Support USB charging：DC 5V/2.5A

Support USB upgrading

Optional LED colors, support customized colors

Reactions: Like 4


----------



## Stosta (6/9/17)

Totally kick-ass concept, but I don't know if I am loving the shape of it


----------



## Roodt (6/9/17)

Why so many mods with lights lately? Did vaping turn into the fast and furious? Maybe that led lighting is a big thing in China? 

Personally i just don't get it.

Reactions: Agree 2


----------



## Halfdaft (7/9/17)

Roodt said:


> Why so many mods with lights lately? Did vaping turn into the fast and furious? Maybe that led lighting is a big thing in China?
> 
> Personally i just don't get it.


It seems like some people want less battery life...

Reactions: Funny 1


----------



## Roodt (7/9/17)

Halfdaft Customs said:


> It seems like some people want less battery life...
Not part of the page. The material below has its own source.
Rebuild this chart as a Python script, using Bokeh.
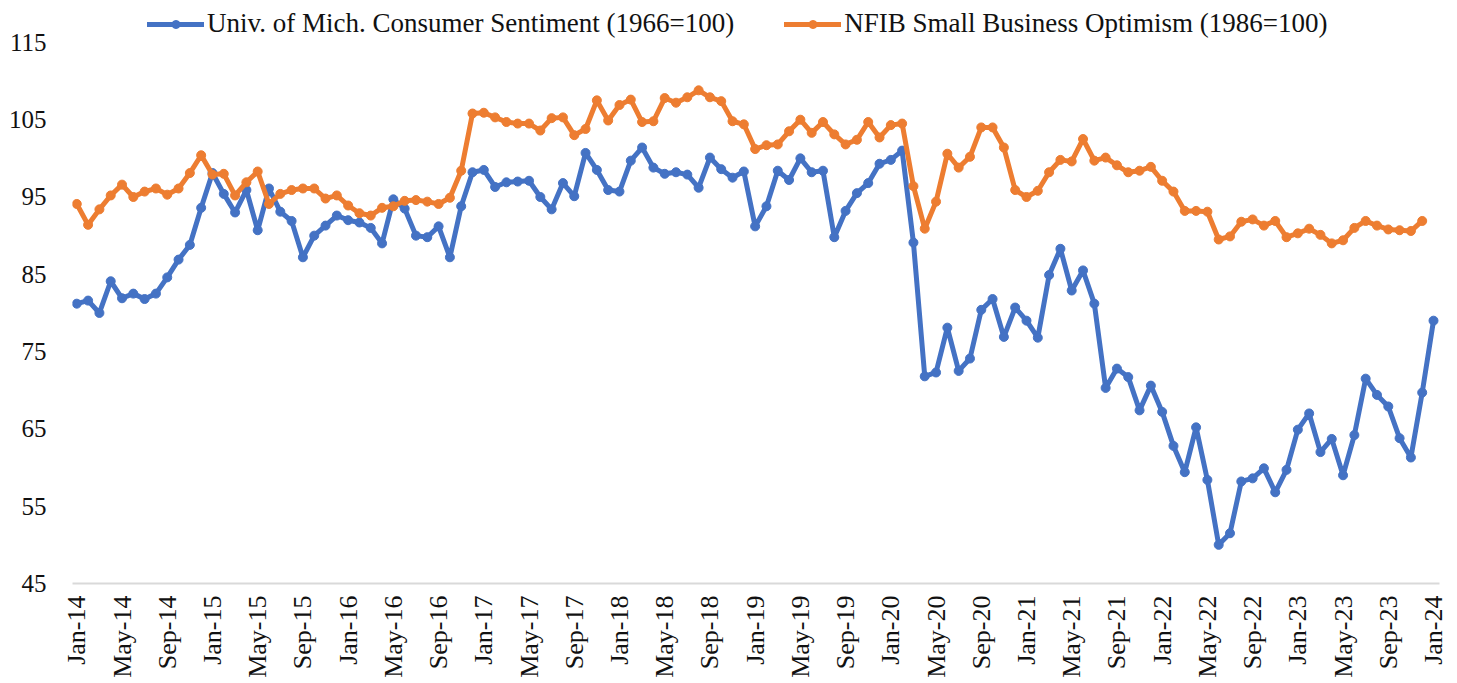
import math
from bokeh.plotting import figure
from bokeh.models import FixedTicker, Legend, LegendItem, Range1d
from bokeh.embed import file_html
from bokeh.resources import INLINE

# ---- data (monthly, Jan-2014 .. Jan-2024) ----
umich = [
    81.2, 81.6, 80.0, 84.1, 81.9, 82.5, 81.8, 82.5, 84.6, 86.9, 88.8, 93.6,   # 2014
    98.1, 95.4, 93.0, 95.9, 90.7, 96.1, 93.1, 91.9, 87.2, 90.0, 91.3, 92.6,   # 2015
    92.0, 91.7, 91.0, 89.0, 94.7, 93.5, 90.0, 89.8, 91.2, 87.2, 93.8, 98.2,   # 2016
    98.5, 96.3, 96.9, 97.0, 97.1, 95.0, 93.4, 96.8, 95.1, 100.7, 98.5, 95.9,  # 2017
    95.7, 99.7, 101.4, 98.8, 98.0, 98.2, 97.9, 96.2, 100.1, 98.6, 97.5, 98.3, # 2018
    91.2, 93.8, 98.4, 97.2, 100.0, 98.2, 98.4, 89.8, 93.2, 95.5, 96.8, 99.3,  # 2019
    99.8, 101.0, 89.1, 71.8, 72.3, 78.1, 72.5, 74.1, 80.4, 81.8, 76.9, 80.7,  # 2020
    79.0, 76.8, 84.9, 88.3, 82.9, 85.5, 81.2, 70.3, 72.8, 71.7, 67.4, 70.6,   # 2021
    67.2, 62.8, 59.4, 65.2, 58.4, 50.0, 51.5, 58.2, 58.6, 59.9, 56.8, 59.7,   # 2022
    64.9, 67.0, 62.0, 63.7, 59.0, 64.2, 71.5, 69.4, 67.9, 63.8, 61.3, 69.7,   # 2023
    79.0,                                                                     # 2024
]
nfib = [
    94.1, 91.4, 93.4, 95.2, 96.6, 95.0, 95.7, 96.1, 95.3, 96.1, 98.1, 100.4,  # 2014
    97.9, 98.0, 95.2, 96.9, 98.3, 94.1, 95.4, 95.9, 96.1, 96.1, 94.8, 95.2,   # 2015
    93.9, 92.9, 92.6, 93.6, 93.8, 94.5, 94.6, 94.4, 94.1, 94.9, 98.4, 105.8,  # 2016
    105.9, 105.3, 104.7, 104.5, 104.5, 103.6, 105.2, 105.3, 103.0, 103.8, 107.5, 104.9,  # 2017
    106.9, 107.6, 104.7, 104.8, 107.8, 107.2, 107.9, 108.8, 107.9, 107.4, 104.8, 104.4,  # 2018
    101.2, 101.7, 101.8, 103.5, 105.0, 103.3, 104.7, 103.1, 101.8, 102.4, 104.7, 102.7,  # 2019
    104.3, 104.5, 96.4, 90.9, 94.4, 100.6, 98.8, 100.2, 104.0, 104.0, 101.4, 95.9,       # 2020
    95.0, 95.8, 98.2, 99.8, 99.6, 102.5, 99.7, 100.1, 99.1, 98.2, 98.4, 98.9,   # 2021
    97.1, 95.7, 93.2, 93.2, 93.1, 89.5, 89.9, 91.8, 92.1, 91.3, 91.9, 89.8,     # 2022
    90.3, 90.9, 90.1, 89.0, 89.4, 91.0, 91.9, 91.3, 90.8, 90.7, 90.6, 91.9,     # 2023
]
tick_labels = [
    "Jan-14", "May-14", "Sep-14", "Jan-15", "May-15", "Sep-15", "Jan-16", "May-16",
    "Sep-16", "Jan-17", "May-17", "Sep-17", "Jan-18", "May-18", "Sep-18", "Jan-19",
    "May-19", "Sep-19", "Jan-20", "May-20", "Sep-20", "Jan-21", "May-21", "Sep-21",
    "Jan-22", "May-22", "Sep-22", "Jan-23", "May-23", "Sep-23", "Jan-24",
]
series_names = ["Univ. of Mich. Consumer Sentiment (1966=100)",
                "NFIB Small Business Optimism (1986=100)"]
y_ticks = [45, 55, 65, 75, 85, 95, 105, 115]

x_um = list(range(len(umich)))
x_nf = list(range(len(nfib)))
tick_pos = [i * 4 for i in range(len(tick_labels))]

FONT = "Liberation Serif"
BLUE = "#4472C4"
ORANGE = "#ED7D31"
TXT = "#111111"

p = figure(width=1449, height=680, output_backend="svg", toolbar_location=None,
           x_range=Range1d(-0.38, 120.53), y_range=Range1d(45, 120.42),
           min_border_left=72, min_border_right=10, min_border_top=0, min_border_bottom=96)
p.outline_line_color = None
p.xgrid.visible = False
p.ygrid.visible = False
p.background_fill_color = "white"
p.border_fill_color = "white"

l1 = p.line(x_um, umich, color=BLUE, line_width=5, line_join="round", line_cap="round")
s1 = p.scatter(x_um, umich, size=9, color=BLUE)
l2 = p.line(x_nf, nfib, color=ORANGE, line_width=5, line_join="round", line_cap="round")
s2 = p.scatter(x_nf, nfib, size=9, color=ORANGE)

# axes
p.yaxis.ticker = FixedTicker(ticks=y_ticks)
p.yaxis.axis_line_color = None
p.yaxis.major_tick_line_color = None
p.yaxis.minor_tick_line_color = None
p.yaxis.major_label_text_font = FONT
p.yaxis.major_label_text_font_size = "25px"
p.yaxis.major_label_text_color = TXT
p.yaxis.major_label_standoff = 20

p.xaxis.ticker = FixedTicker(ticks=tick_pos)
p.xaxis.major_label_overrides = {pos: lab for pos, lab in zip(tick_pos, tick_labels)}
p.xaxis.major_label_orientation = math.pi / 2
p.xaxis.axis_line_color = "#D9D9D9"
p.xaxis.axis_line_width = 2
p.xaxis.major_tick_line_color = None
p.xaxis.minor_tick_line_color = None
p.xaxis.major_label_text_font = FONT
p.xaxis.major_label_text_font_size = "26px"
p.xaxis.major_label_text_color = TXT
p.xaxis.major_label_standoff = 6

legend = Legend(
    items=[LegendItem(label=series_names[0], renderers=[l1, s1]),
           LegendItem(label=series_names[1], renderers=[l2, s2])],
    orientation="horizontal", location=(75, 544),
    label_text_font=FONT, label_text_font_size="27px", label_text_color=TXT,
    glyph_width=57, glyph_height=20, label_standoff=3, spacing=50,
    padding=0, margin=0, border_line_color=None, background_fill_alpha=0,
)
p.add_layout(legend, "center")

open("out.html", "w").write(file_html(p, INLINE))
It would appear that way, and yet most of us carry massive mods around to increase battery life...


----------



## StompieZA (7/9/17)

Seems like they took a step backwards from the Fuchai 213 in the shape department. The disco lights also seems stupid, less battery life in the end even though LED lights probably dont take much battery


----------